John sat beside Henry on the soft leaves, suddenly feeling the full effects of physical exhaustion. “He wants me to try to stop them from compromising his last move.”
“What did he offer you in exchange?”
“My life.” A pause. “And my son’s.”
Shocked swept over Henry’s face. “You have a son?”
“Kristen’s pregnant.”
“I had no idea.”
“Neither did I… until he told me.”
“The mirrors?”
John nodded. “What are they?”
“I don’t know. Legend has it that Tezcatilpoca, Quetzalcoatl’s archenemy, had a mirrored object that he watched men and gods in from afar. But scholars believe it was an obsidian stone used by wizards as an instrument of divination.”
“So is this Quetzal-whatever guy supposed to be good?”
He shrugged. “He supposedly taught love and condemned human sacrifice, but in some cases he appears to be interchangeable with the Babylonian god, Marduk.”
John looked at his brother and began to wonder at the change in him. He seemed different, gentler somehow. “How do you know all this?”
“Dad’s journal got me reading as much as I could, trying to connect all the dots.”
“And did you?”
“Enough of them, I think.”
A moment of flickering torchlight popped in the silence.
“What were you and Chadwick saying about ‘ley lines’? What are they?”
“It’s believed there’s a series of ‘great circles’ that encompass the earth. They’re referred to as ‘ley lines’ or ‘lines of power.’ The alignments of ancient cities — the pyramids, Easter Island, Mayan and Inca cities — are all said to be built in relation to them, serving as portals connecting the different sites and allowing spirits the ability to travel back and forth between them.”
John pondered this. “You’re saying the circles are ‘connected’ by these lines of power?”
“Whether they built the circles according to the lines of power or whether the sites created them, I don’t know. I’m just saying there’s an esoteric tradition that claims these megalithic sites are interconnected by a spiritual force acting as a gateway for spirits.”
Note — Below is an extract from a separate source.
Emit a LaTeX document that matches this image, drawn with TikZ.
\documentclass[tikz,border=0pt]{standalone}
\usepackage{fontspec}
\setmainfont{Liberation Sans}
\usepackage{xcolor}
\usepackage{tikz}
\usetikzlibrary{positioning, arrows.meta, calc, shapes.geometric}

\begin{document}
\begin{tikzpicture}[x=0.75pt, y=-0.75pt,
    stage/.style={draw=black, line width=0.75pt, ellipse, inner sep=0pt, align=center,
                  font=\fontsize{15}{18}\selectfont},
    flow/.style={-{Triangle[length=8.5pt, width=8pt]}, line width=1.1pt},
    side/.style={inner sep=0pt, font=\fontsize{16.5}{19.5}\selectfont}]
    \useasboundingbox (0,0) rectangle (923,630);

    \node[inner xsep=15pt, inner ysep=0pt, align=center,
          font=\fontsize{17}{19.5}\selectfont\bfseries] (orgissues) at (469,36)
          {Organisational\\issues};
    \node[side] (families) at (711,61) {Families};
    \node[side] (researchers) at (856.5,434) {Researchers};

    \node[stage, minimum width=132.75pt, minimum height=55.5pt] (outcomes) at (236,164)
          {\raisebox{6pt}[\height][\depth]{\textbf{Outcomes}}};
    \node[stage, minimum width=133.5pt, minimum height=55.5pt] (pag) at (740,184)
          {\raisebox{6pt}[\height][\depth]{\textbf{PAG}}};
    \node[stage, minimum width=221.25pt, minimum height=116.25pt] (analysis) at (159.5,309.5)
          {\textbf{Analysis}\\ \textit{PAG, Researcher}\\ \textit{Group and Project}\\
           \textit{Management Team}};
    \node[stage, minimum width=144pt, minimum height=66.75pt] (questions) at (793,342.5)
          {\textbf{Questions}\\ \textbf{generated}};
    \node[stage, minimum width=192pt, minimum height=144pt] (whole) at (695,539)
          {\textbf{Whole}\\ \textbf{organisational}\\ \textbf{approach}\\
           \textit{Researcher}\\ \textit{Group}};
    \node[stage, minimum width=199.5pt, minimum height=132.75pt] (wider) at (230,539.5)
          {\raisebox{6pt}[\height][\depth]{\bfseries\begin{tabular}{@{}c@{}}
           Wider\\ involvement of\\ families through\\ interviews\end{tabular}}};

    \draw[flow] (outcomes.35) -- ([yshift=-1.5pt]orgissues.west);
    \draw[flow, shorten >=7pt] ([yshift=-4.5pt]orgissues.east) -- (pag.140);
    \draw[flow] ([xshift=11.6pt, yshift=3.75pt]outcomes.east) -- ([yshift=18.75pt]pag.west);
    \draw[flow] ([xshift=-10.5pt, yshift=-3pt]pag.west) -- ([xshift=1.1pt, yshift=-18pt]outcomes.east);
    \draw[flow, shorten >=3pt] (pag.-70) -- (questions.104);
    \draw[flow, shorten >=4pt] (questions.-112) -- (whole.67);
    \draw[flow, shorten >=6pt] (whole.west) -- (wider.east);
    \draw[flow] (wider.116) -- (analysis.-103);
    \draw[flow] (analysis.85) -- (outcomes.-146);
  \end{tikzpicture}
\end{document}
“When were you confronted by Osiris?”
“A week ago.”
“How’d you escape?”
“I don’t know. I just remember running down the steps of a ziggurat.”
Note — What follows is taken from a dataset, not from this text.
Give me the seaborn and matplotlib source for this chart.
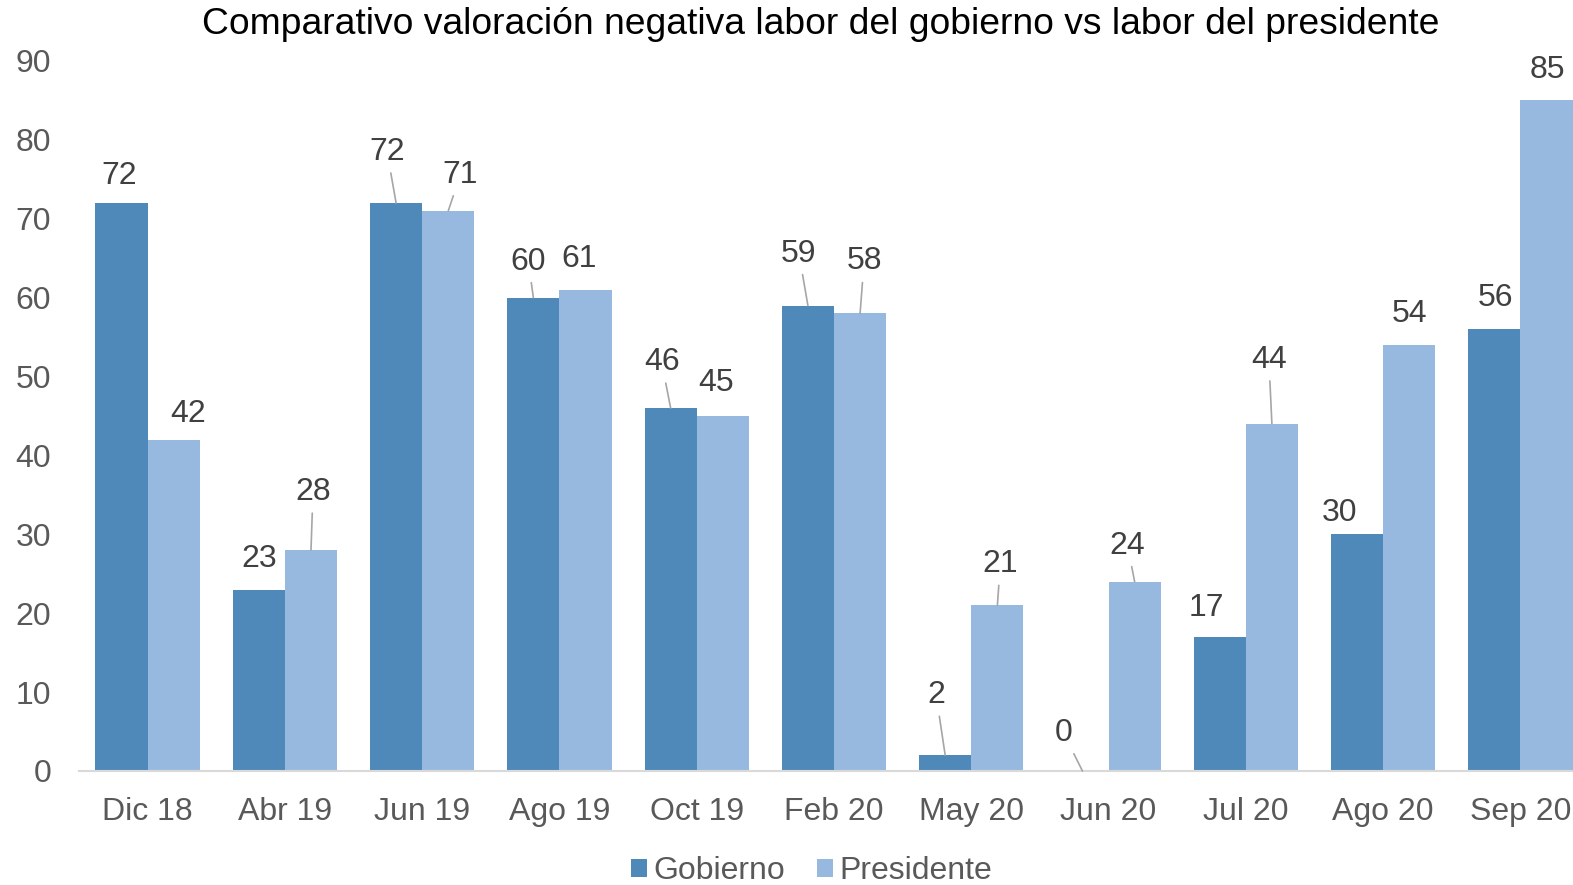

“You weren’t in the temple?”
“No.”
“I saw the giants taking women…” John said. “One of them tried to rape me.”
A look of concern rose on Henry’s face. “A giant?”
“No,” John chuckled, “one of the girls.”
The tremendous strain squeezing their circumstanc
e somehow twisted the idea into something hysterical, and they erupted with exhausted laughter.
A minute later, as they were wiping tears from their eyes, John said, “Chad talked about the pyramid-complex being a gateway.”
Henry gingerly touched his injured ribs as he nodded, the amount of laughter not helping them heal any faster.
“Do you think that’s how Osiris is planning to escape?” John asked.
Nodding again, he answered, “He must’ve thought he was building a gateway to Tarturus, but the secret knowledge he used created this in-between instead.”
“And the summer solstice will activate some kind of portal back? How?”
Henry wagged his head. “I have no idea. I doubt even he knows for sure, but I’m guessing the door, if it works, will be in the pyramid. I think that’s its only true function.”
“As a transporter?”
“Chadwick thinks that it’ll draw power from all the other sites and link to a specific celestial position that’ll then act as a sort of relay station.”
“This is ridiculous. You know that, right?”
“We’re dealing with the spirit world, of course it’s ridiculous.”
And then John told him his plan.
Henry sat still for a long moment as his eyes stared through the wall. Finally, he shook his head. “There are a lot of unknowns, Johnny.”
“I understand that, but are you ready to spend the rest of your life in this place?”
“No, but if we don’t succeed, and we allow him to escape—”
“Then this place could fold up and disappear altogether.”
Henry nodded solemnly. “Which could either translate us back to our world, or take us with it into nonexistence.”
“But if he doesn’t complete it, then we’re all stuck here anyway. We’ll have to fight. Or try sailing.”
“There’s nothing to sail to. According to those who’ve tried, there isn’t anything outside the Triangle.” He stood. “I think we should go get the others now.”